Master's Thesis: Intelligent Adaptation of Ensemble Size in Data Streams Using Online Learning
uO Research, Ottawa, Canada. May, 2015. doi:10.20381/ruor-4304
Abstract
In this era of the Internet of Things and Big Data, a proliferation of connected devices continuously produce massive amounts of fast evolving streaming data. There is a need to study the relationships in such streams for analytic applications, such as network intrusion detection, fraud detection and financial forecasting, amongst other. In this setting, it is crucial to create data mining algorithms that are able to seamlessly adapt to temporal changes in data characteristics that occur in data streams. These changes are called concept drifts.

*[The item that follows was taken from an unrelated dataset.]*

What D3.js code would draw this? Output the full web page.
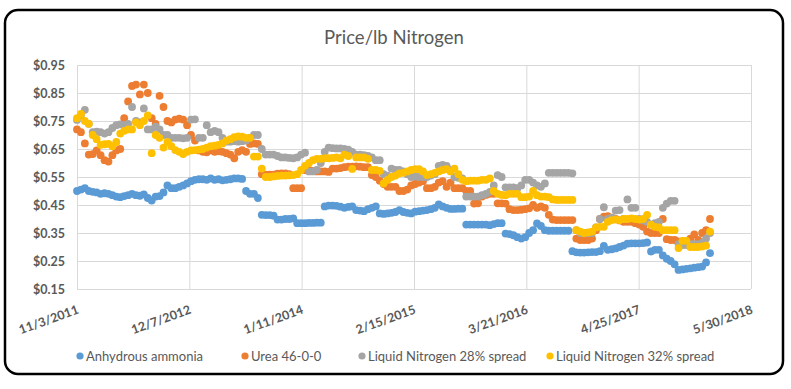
<!DOCTYPE html>
<html>
<head>
<meta charset="utf-8">
<script src="https://cdn.jsdelivr.net/npm/d3@7"></script>
<style>
body { margin: 0; background: #fff; }
</style>
</head>
<body>
<div id="chart-area"></div>
<script>
// biweekly readings, first one on 11/3/2011
const START_DATE = '11/3/2011'
const STEP_DAYS = 14

const xTickLabels = ['11/3/2011','12/7/2012','1/11/2014','2/15/2015','3/21/2016','4/25/2017','5/30/2018']
const yTicks = [0.15,0.25,0.35,0.45,0.55,0.65,0.75,0.85,0.95]
const seriesNames = ['Anhydrous ammonia','Urea 46-0-0','Liquid Nitrogen 28% spread','Liquid Nitrogen 32% spread']

const anhydrous = [
  0.50,0.505,0.51,0.50,0.497,0.495,0.49,0.492,0.49,0.485,
  0.48,0.478,0.482,0.485,0.49,0.485,0.483,0.488,0.475,0.466,
  0.48,0.482,0.495,0.52,0.51,0.51,0.515,0.52,0.527,0.535,
  0.54,0.542,0.542,0.54,0.545,0.54,0.542,0.538,0.54,0.542,
  0.545,0.545,0.543,0.50,0.49,0.49,0.475,0.415,0.414,0.414,
  0.412,0.398,0.398,0.40,0.40,0.402,0.385,0.385,0.385,0.386,
  0.386,0.387,0.387,0.445,0.448,0.448,0.447,0.444,0.44,0.443,
  0.445,0.432,0.43,0.428,0.435,0.44,0.445,0.42,0.418,0.42,
  0.422,0.425,0.432,0.425,0.422,0.42,0.426,0.428,0.43,0.432,
  0.435,0.44,0.452,0.445,0.44,0.436,0.436,0.437,0.437,0.38,
  0.38,0.38,0.38,0.38,0.38,0.378,0.382,0.385,0.385,0.348,
  0.346,0.342,0.335,0.33,0.335,0.35,0.36,0.384,0.375,0.36,
  0.358,0.358,0.358,0.358,0.358,0.358,0.285,0.281,0.28,0.28,
  0.281,0.282,0.282,0.285,0.304,0.29,0.292,0.295,0.30,0.305,
  0.312,0.313,0.313,0.313,0.314,0.316,0.284,0.29,0.29,0.27,
  0.258,0.25,0.238,0.218,0.22,0.222,0.224,0.226,0.228,0.23,
  0.245,0.278
]

const urea = [
  0.72,0.71,0.67,0.63,0.632,0.645,0.628,0.61,0.605,0.628,
  0.645,0.65,0.76,0.82,0.875,0.88,0.845,0.88,0.85,0.76,
  0.74,0.84,0.80,0.75,0.745,0.755,0.758,0.755,0.735,0.70,
  0.68,0.645,0.64,0.638,0.645,0.64,0.642,0.64,0.635,0.63,
  0.617,0.64,0.646,0.64,0.668,0.67,0.668,0.56,0.558,0.558,
  0.558,0.562,0.563,0.563,0.56,0.51,0.51,0.51,0.575,0.575,
  0.572,0.57,0.57,0.57,0.568,0.58,0.58,0.582,0.585,0.587,
  0.587,0.588,0.587,0.585,0.585,0.557,0.55,0.537,0.525,0.515,
  0.515,0.515,0.50,0.50,0.505,0.52,0.525,0.53,0.535,0.51,
  0.51,0.515,0.53,0.535,0.515,0.53,0.51,0.51,0.51,0.50,
  0.50,0.455,0.456,0.48,0.486,0.49,0.49,0.456,0.456,0.455,
  0.435,0.432,0.432,0.433,0.435,0.438,0.45,0.44,0.445,0.44,
  0.415,0.398,0.396,0.396,0.396,0.396,0.396,0.33,0.325,0.325,
  0.325,0.33,0.36,0.40,0.408,0.41,0.405,0.40,0.395,0.39,
  0.39,0.39,0.385,0.38,0.372,0.355,0.35,0.35,0.35,0.40,
  0.328,0.325,0.325,0.32,0.32,0.32,0.33,0.345,0.325,0.35,
  0.36,0.40
]

const liquid28 = [
  0.754,0.77,0.79,0.74,0.71,0.712,0.71,0.705,0.71,0.725,
  0.735,0.738,0.735,0.74,0.80,0.75,0.745,0.795,0.72,0.72,
  0.73,0.72,0.70,0.70,0.69,0.69,0.69,0.688,0.69,0.755,
  0.756,0.69,0.69,0.735,0.71,0.715,0.71,0.69,0.676,0.676,
  0.678,0.676,0.678,0.68,0.69,0.70,0.70,0.65,0.63,0.63,
  0.63,0.625,0.62,0.62,0.618,0.617,0.62,0.63,0.637,0.57,
  0.57,0.575,0.60,0.64,0.655,0.653,0.652,0.652,0.65,0.648,
  0.64,0.63,0.63,0.628,0.625,0.62,0.61,0.61,0.56,0.555,
  0.58,0.575,0.575,0.57,0.56,0.55,0.552,0.55,0.55,0.55,
  0.555,0.56,0.59,0.593,0.59,0.575,0.55,0.547,0.545,0.48,
  0.48,0.48,0.48,0.485,0.49,0.497,0.52,0.557,0.55,0.513,
  0.513,0.513,0.51,0.52,0.54,0.54,0.53,0.52,0.515,0.527,
  0.565,0.565,0.565,0.565,0.565,0.565,0.563,0.36,0.35,0.35,
  0.35,0.35,0.37,0.40,0.442,0.40,0.405,0.43,0.432,0.40,
  0.47,0.44,0.44,0.40,0.395,0.39,0.38,0.385,0.39,0.44,
  0.455,0.465,0.465,0.31,0.307,0.307,0.31,0.31,0.31,0.315,
  0.33,0.35
]

const liquid32 = [
  0.76,0.775,0.75,0.74,0.70,0.685,0.665,0.667,0.668,0.66,
  0.675,0.705,0.715,0.72,0.72,0.745,0.735,0.75,0.77,0.635,
  0.70,0.69,0.655,0.675,0.66,0.646,0.64,0.632,0.64,0.645,
  0.646,0.648,0.65,0.655,0.66,0.662,0.665,0.67,0.68,0.685,
  0.692,0.695,0.694,0.69,0.69,0.623,0.623,0.58,0.55,0.55,
  0.552,0.554,0.555,0.555,0.556,0.557,0.56,0.575,0.59,0.60,
  0.61,0.615,0.615,0.617,0.617,0.618,0.62,0.617,0.63,0.625,
  0.579,0.62,0.62,0.62,0.615,0.575,0.575,0.572,0.527,0.54,
  0.55,0.555,0.563,0.565,0.57,0.575,0.578,0.578,0.57,0.557,
  0.56,0.565,0.57,0.575,0.578,0.57,0.58,0.56,0.54,0.535,
  0.537,0.537,0.537,0.54,0.54,0.545,0.50,0.49,0.486,0.485,
  0.49,0.49,0.49,0.478,0.478,0.48,0.50,0.485,0.48,0.48,
  0.478,0.47,0.468,0.468,0.468,0.468,0.468,0.36,0.355,0.35,
  0.352,0.355,0.37,0.372,0.372,0.39,0.396,0.398,0.396,0.40,
  0.40,0.402,0.40,0.398,0.40,0.415,0.38,0.372,0.37,0.36,
  0.36,0.36,0.36,0.296,0.322,0.322,0.30,0.30,0.30,0.302,
  0.305,0.355
]

const COLORS = ['#5B9BD5','#ED7D31','#A5A5A5','#FFC000']
const FONT = 'Lato, "Open Sans", sans-serif'
const TEXT = '#595959'

const W = 791, H = 389
const MARGIN = { LEFT: 77, RIGHT: 40, TOP: 65, BOTTOM: 100 }

const parse = d3.utcParse('%m/%d/%Y')
const start = parse(START_DATE)

const svg = d3.select('#chart-area')
  .append('svg')
  .attr('width', W)
  .attr('height', H)

svg.append('rect')
  .attr('x', 5).attr('y', 10)
  .attr('width', 778).attr('height', 364)
  .attr('rx', 13)
  .attr('fill', '#fff')
  .attr('stroke', '#000')
  .attr('stroke-width', 2.5)

svg.append('text')
  .attr('x', 394).attr('y', 44)
  .attr('text-anchor', 'middle')
  .attr('font-family', FONT)
  .attr('font-size', '18.5px')
  .attr('fill', TEXT)
  .text('Price/lb Nitrogen')

const x = d3.scaleUtc()
  .domain([parse(xTickLabels[0]), parse(xTickLabels[xTickLabels.length - 1])])
  .range([MARGIN.LEFT, W - MARGIN.RIGHT])

const y = d3.scaleLinear()
  .domain([0.15, 0.95])
  .range([H - MARGIN.BOTTOM, MARGIN.TOP])

// horizontal grid + y labels
const yAxis = svg.append('g')
  .attr('transform', `translate(${MARGIN.LEFT},0)`)
  .call(d3.axisLeft(y).tickValues(yTicks).tickSize(-(x.range()[1] - x.range()[0])).tickPadding(12).tickFormat(d3.format('$.2f')))
yAxis.select('.domain').remove()
yAxis.selectAll('line').attr('stroke', '#D9D9D9')
yAxis.selectAll('text')
  .attr('font-family', FONT).attr('font-size', '12.5px').attr('font-weight', 'bold').attr('fill', TEXT)

// vertical grid + rotated date labels
const xDates = xTickLabels.map(parse)
const xAxis = svg.append('g')
  .attr('transform', `translate(0,${y(0.15)})`)
  .call(d3.axisBottom(x).tickValues(xDates).tickSize(-(y(0.15) - y(0.95))).tickFormat((d, i) => xTickLabels[i]))
xAxis.select('.domain').remove()
xAxis.selectAll('line').attr('stroke', '#D9D9D9')
xAxis.selectAll('text')
  .attr('font-family', FONT).attr('font-size', '12.5px').attr('font-weight', 'bold').attr('fill', TEXT)
  .attr('text-anchor', 'end')
  .attr('dy', null)
  .attr('y', 0)
  .attr('transform', 'translate(2,24) rotate(-20)')

const allSeries = [anhydrous, urea, liquid28, liquid32]

allSeries.forEach((vals, s) => {
  svg.append('g')
    .selectAll('circle')
    .data(vals)
    .enter().append('circle')
    .attr('cx', (d, i) => x(d3.utcDay.offset(start, i * STEP_DAYS)))
    .attr('cy', d => y(d))
    .attr('r', 3.9)
    .attr('fill', COLORS[s])
})

const legendX = [80, 245, 362, 550]
const legend = svg.append('g')
seriesNames.forEach((name, i) => {
  const row = legend.append('g').attr('transform', `translate(${legendX[i]},356)`)
  row.append('circle').attr('r', 3.6).attr('fill', COLORS[i])
  row.append('text')
    .attr('x', 6).attr('y', 4.5)
    .attr('font-family', FONT).attr('font-size', '13px').attr('fill', TEXT)
    .text(name)
})
</script>
</body>
</html>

The resultant models produced by such algorithms should not only be highly accurate and be able to swiftly adapt to changes. Rather, the data mining techniques should also be fast, scalable, and efficient in terms of resource allocation. It then becomes important to consider issues such as storage space needs and memory utilization. This is especially relevant when we aim to build personalized, near-instant models in a Big Data setting. This research work focuses on mining in a data stream with concept drift, using an online bagging method, with consideration to the memory utilization. Our aim is to take an adaptive approach to resource allocation during the mining process. Specifically, we consider metalearning, where the models of multiple classifiers are combined into an ensemble, has been very successful when building accurate models against data streams. However, little work has been done to explore the interplay between accuracy, efficiency and utility. This research focuses on this issue. We introduce an adaptive metalearning algorithm that takes advantage of the memory utilization cost of concept drift, in order to vary the ensemble size during the data mining process. We aim to minimize the memory usage, while maintaining highly accurate models with a high utility. We evaluated our method against a number of benchmarking datasets and compare our results against the state-of-the art. Return on Investment (ROI) was used to evaluate the gain in performance in terms of accuracy, in contrast to the time and memory invested. We aimed to achieve high ROI without compromising on the accuracy of the result. Our experimental results indicate that we achieved this goal.